India’s Coast Guard-run National Maritime Search and Rescue Co-ordinating Authority is closely involved with and reportedly has access to all information that comes through Colombo's Maritime Rescue Co-ordination Centre (MRCC) in real-time. Under a 2022 agreement, India had beefed up Sri Lanka's MRCC with a $6 million grant and the services of Bharat Electronics Limited, which also powers India's MRCCs. 

MRCCs are part of an international network under the UN's International Maritime Organisation. Their purpose is to mount a swift response to vessels in distress, carry out rescue operations, which countries are internationally obliged to do in their respective “search and rescue areas”. In India, the Coast Guard operates the MRCCs, while in Sri Lanka, it's the Navy.

The infusion of funds and technology to the Colombo MRCC, and its chain of sub-centres at Galle, Hambantota, and several other points around the island’s coastline, was aimed at enhancing maritime security co-operation between the two countries, enabling communication between them for a swift response to emergencies.

External Affairs Minister S Jaishankar inaugurated the Colombo MRCC in June 2024, with then President Ranil Wickremesinghe, six months after a stand off between the two countries over a Chinese “research” ship in Sri Lankan waters. 

Despite the plethora of mechanisms, Delhi was caught short by the attack against its own guest by the navy of a country with which it has several defence agreements and whose president it has crawled to please over the last year. The India-US defence partnership was renewed last year for 10 years and is littered with more alphabet agreements ( GSOMIA, LEMOA, COMCASA, and BECA, enabling secure information exchange, logistics support, encrypted communications, and geospatial data sharing).

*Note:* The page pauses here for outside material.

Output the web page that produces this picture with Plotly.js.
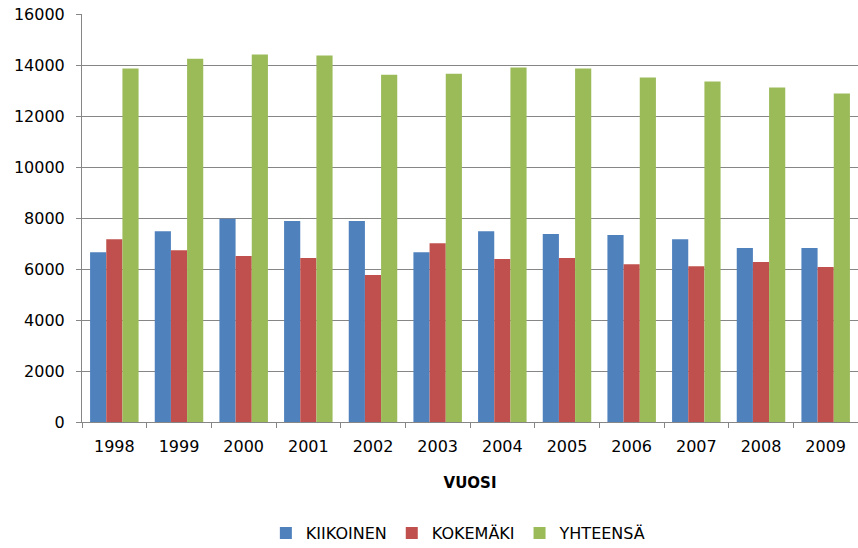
<!DOCTYPE html>
<html>
<head>
<meta charset="utf-8">
<script src="https://cdn.plot.ly/plotly-3.0.1.min.js"></script>
<style>html,body{margin:0;padding:0;background:#fff;}#chart{width:858px;height:548px;}</style>
</head>
<body>
<div id="chart"></div>
<script>
const years = ["1998","1999","2000","2001","2002","2003","2004","2005","2006","2007","2008","2009"];
const kiikoinen = [6660, 7480, 7970, 7880, 7880, 6660, 7480, 7370, 7330, 7170, 6820, 6820];
const kokemaki  = [7170, 6740, 6510, 6430, 5760, 7010, 6390, 6430, 6190, 6110, 6270, 6080];
const yhteensa  = [13860, 14250, 14410, 14370, 13620, 13660, 13900, 13860, 13510, 13350, 13120, 12880];
const seriesNames = ["KIIKOINEN", "KOKEMÄKI", "YHTEENSÄ"];
const colors = ["#4F81BD", "#C0504D", "#9BBB59"];

const font = "DejaVu Sans, sans-serif";
const data = [kiikoinen, kokemaki, yhteensa].map((vals, i) => ({
  type: "bar", x: years, y: vals, name: seriesNames[i],
  marker: {color: colors[i], line: {width: 0}}, hoverinfo: "x+y"
}));

const layout = {
  width: 858, height: 548,
  margin: {l: 82, r: 0, t: 14, b: 126},
  paper_bgcolor: "#fff", plot_bgcolor: "#fff",
  barmode: "group", bargap: 0.25, bargroupgap: 0,
  font: {family: font, size: 16, color: "#000"},
  xaxis: {
    type: "category", showgrid: false, showline: true, linecolor: "#868686", linewidth: 1,
    ticks: "outside", tickson: "boundaries", ticklen: 5, tickcolor: "#868686",
    ticklabelstandoff: 10,
    tickfont: {family: font, size: 16, color: "#000"}, automargin: false,
    title: {text: "<b>VUOSI</b>", font: {family: font, size: 15, color: "#000"}, standoff: 22},
    zeroline: false
  },
  yaxis: {
    range: [0, 16000], dtick: 2000, showgrid: true, gridcolor: "#868686", gridwidth: 1,
    showline: true, linecolor: "#868686", linewidth: 1, ticks: "outside", ticklen: 5, tickcolor: "#868686",
    ticklabelstandoff: 8,
    tickfont: {family: font, size: 16, color: "#000"}, zeroline: false, tickformat: "d", automargin: false
  },
  showlegend: true,
  legend: {orientation: "h", x: 0.485, xanchor: "center", yref: "container", y: 0.027, yanchor: "middle",
           font: {family: font, size: 16, color: "#000"}, traceorder: "normal"}
};
Plotly.newPlot("chart", data, layout, {staticPlot: true, displayModeBar: false});
</script>
</body>
</html>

It is difficult to say which is worse – that India was in the dark, or that it knew and was unable to assert itself to prevent it.

The MRCC co-operation with Sri Lanka was not envisaged for war time rescue operations, but neither was it anticipated that the US Navy would extend its war against Iran to international waters in the Indian Ocean.

Delhi could have attempted other ways to salvage at least a small modicum of the power and prestige it has sought to project in the Indian Ocean over the past decade. The site of the attack on Iris Dena is too far to send a Coast Guard or Navy vessel to assist Sri Lankan rescue teams, but it was not impossible to send or even offer to send the Indian Coast Guard's aircraft to pitch in.

India has shrugged off the US-Israeli killing of the Iranian leader Ayatollah Ali Khamenei, but it can ignore the arrival of the war in west Asia so close to its shore only at its own peril.